Your goal —
The line containing "atp_post2_err = [0.6, 1.1]" marks the end: extract everything from the first line of the data through that line, exactly, with no pictures.

Given data —
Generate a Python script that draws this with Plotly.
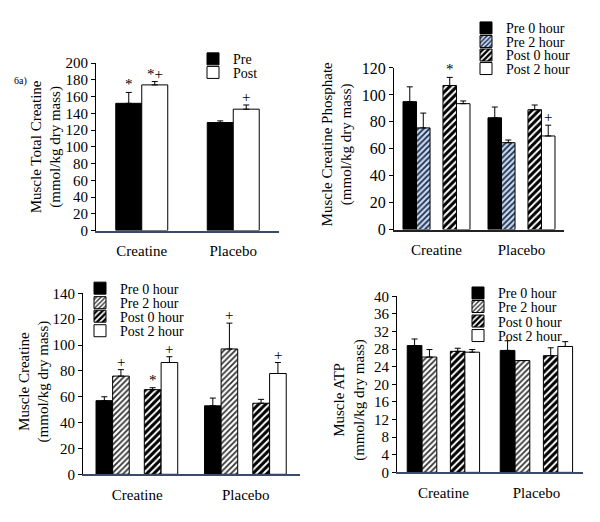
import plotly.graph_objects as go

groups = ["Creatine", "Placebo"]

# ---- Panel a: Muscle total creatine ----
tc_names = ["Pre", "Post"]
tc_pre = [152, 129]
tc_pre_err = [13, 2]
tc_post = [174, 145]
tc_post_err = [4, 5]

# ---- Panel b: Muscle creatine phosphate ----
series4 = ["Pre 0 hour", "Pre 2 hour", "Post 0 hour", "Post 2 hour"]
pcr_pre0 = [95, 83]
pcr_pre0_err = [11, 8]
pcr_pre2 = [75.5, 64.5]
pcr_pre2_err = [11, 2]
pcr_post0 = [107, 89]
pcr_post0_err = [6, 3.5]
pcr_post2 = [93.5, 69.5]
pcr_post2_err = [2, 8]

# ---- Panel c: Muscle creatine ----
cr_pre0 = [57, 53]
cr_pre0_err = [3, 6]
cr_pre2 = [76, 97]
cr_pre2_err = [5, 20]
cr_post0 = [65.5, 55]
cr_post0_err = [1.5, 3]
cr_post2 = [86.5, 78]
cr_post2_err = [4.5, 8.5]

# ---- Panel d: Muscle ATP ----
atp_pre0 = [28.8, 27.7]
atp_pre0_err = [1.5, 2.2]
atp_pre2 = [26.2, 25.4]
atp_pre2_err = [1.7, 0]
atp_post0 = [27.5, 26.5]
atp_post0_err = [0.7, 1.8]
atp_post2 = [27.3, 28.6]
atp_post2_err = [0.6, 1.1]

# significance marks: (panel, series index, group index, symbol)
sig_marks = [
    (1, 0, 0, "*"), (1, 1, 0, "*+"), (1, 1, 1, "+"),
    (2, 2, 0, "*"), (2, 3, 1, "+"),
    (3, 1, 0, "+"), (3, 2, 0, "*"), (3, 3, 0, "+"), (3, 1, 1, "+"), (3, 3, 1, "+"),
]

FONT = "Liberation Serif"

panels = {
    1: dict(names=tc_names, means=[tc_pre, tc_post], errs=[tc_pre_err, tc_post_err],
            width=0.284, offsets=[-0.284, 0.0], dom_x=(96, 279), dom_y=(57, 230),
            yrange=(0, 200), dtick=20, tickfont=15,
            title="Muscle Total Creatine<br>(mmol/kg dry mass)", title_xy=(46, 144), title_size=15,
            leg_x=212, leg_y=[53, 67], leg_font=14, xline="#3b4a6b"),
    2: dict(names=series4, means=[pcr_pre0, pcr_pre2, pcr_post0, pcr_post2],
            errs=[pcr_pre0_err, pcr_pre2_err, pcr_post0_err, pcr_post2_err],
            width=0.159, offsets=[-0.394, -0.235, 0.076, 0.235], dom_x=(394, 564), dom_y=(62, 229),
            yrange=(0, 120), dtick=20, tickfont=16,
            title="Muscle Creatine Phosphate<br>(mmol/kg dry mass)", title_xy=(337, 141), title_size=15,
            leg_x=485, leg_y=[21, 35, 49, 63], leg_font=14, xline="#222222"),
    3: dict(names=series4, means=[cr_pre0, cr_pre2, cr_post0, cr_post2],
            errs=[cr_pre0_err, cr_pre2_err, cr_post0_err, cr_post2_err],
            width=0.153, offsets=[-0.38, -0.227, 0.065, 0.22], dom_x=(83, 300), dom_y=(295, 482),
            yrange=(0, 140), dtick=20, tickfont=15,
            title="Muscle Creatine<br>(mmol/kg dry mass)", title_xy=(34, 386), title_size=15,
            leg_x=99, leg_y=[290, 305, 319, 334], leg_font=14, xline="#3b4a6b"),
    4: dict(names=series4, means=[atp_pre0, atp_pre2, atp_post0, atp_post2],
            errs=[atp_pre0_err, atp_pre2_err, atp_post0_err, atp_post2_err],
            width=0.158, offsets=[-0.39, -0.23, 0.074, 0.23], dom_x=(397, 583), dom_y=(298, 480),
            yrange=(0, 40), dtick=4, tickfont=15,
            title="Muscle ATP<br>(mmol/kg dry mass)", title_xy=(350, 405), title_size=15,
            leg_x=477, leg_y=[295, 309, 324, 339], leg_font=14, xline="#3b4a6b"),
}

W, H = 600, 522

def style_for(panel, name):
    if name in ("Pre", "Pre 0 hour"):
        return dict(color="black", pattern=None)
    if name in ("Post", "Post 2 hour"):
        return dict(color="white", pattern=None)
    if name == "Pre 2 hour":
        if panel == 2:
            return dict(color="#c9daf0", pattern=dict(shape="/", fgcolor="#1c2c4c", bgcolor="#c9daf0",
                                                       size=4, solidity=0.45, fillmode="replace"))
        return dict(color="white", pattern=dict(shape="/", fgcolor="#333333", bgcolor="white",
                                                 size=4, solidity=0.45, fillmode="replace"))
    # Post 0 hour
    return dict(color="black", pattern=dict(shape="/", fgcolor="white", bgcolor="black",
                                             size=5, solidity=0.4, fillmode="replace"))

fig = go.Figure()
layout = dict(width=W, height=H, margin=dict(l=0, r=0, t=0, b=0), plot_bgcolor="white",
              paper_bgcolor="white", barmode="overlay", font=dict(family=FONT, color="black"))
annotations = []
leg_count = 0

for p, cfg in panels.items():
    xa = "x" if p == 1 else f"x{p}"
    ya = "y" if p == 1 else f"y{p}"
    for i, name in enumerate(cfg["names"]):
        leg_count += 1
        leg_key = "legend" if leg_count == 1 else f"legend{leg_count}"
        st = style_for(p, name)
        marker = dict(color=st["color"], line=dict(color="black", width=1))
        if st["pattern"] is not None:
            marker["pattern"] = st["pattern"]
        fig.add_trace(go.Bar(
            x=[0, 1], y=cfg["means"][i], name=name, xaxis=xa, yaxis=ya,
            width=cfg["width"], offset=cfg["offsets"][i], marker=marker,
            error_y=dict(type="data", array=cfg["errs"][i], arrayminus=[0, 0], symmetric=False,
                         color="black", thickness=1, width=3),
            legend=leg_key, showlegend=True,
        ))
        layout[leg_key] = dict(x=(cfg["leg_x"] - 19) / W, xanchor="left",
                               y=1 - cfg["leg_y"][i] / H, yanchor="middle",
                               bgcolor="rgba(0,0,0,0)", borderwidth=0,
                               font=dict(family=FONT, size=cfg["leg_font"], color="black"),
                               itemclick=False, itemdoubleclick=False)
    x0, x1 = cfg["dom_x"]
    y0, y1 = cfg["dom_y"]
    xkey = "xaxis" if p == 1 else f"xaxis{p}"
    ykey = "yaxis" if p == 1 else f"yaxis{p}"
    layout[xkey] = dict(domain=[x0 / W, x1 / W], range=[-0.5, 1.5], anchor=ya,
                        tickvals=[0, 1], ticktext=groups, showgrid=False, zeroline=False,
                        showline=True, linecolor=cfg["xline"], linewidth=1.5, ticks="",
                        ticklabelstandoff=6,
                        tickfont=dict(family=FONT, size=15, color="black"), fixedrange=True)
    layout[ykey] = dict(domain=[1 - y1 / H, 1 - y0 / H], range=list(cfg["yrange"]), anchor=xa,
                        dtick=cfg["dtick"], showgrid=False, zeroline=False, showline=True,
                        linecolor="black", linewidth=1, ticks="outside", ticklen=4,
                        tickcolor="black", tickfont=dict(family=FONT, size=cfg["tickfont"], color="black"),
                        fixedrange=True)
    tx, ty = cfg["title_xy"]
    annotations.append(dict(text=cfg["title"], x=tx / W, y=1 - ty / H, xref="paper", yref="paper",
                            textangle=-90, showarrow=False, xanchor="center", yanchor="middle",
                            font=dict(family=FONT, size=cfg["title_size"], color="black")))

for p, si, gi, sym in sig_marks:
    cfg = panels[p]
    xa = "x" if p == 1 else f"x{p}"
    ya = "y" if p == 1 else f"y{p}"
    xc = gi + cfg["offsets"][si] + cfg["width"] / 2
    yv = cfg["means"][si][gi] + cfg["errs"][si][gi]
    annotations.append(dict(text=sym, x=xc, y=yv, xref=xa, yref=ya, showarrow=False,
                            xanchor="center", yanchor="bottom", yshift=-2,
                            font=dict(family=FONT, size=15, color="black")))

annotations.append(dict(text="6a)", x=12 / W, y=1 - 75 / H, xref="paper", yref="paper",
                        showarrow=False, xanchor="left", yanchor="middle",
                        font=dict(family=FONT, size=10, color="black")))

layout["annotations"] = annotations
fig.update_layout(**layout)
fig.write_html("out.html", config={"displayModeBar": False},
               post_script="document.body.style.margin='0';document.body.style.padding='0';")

Solution —
Generate a Python script that draws this with Plotly.
import plotly.graph_objects as go

groups = ["Creatine", "Placebo"]

# ---- Panel a: Muscle total creatine ----
tc_names = ["Pre", "Post"]
tc_pre = [152, 129]
tc_pre_err = [13, 2]
tc_post = [174, 145]
tc_post_err = [4, 5]

# ---- Panel b: Muscle creatine phosphate ----
series4 = ["Pre 0 hour", "Pre 2 hour", "Post 0 hour", "Post 2 hour"]
pcr_pre0 = [95, 83]
pcr_pre0_err = [11, 8]
pcr_pre2 = [75.5, 64.5]
pcr_pre2_err = [11, 2]
pcr_post0 = [107, 89]
pcr_post0_err = [6, 3.5]
pcr_post2 = [93.5, 69.5]
pcr_post2_err = [2, 8]

# ---- Panel c: Muscle creatine ----
cr_pre0 = [57, 53]
cr_pre0_err = [3, 6]
cr_pre2 = [76, 97]
cr_pre2_err = [5, 20]
cr_post0 = [65.5, 55]
cr_post0_err = [1.5, 3]
cr_post2 = [86.5, 78]
cr_post2_err = [4.5, 8.5]

# ---- Panel d: Muscle ATP ----
atp_pre0 = [28.8, 27.7]
atp_pre0_err = [1.5, 2.2]
atp_pre2 = [26.2, 25.4]
atp_pre2_err = [1.7, 0]
atp_post0 = [27.5, 26.5]
atp_post0_err = [0.7, 1.8]
atp_post2 = [27.3, 28.6]
atp_post2_err = [0.6, 1.1]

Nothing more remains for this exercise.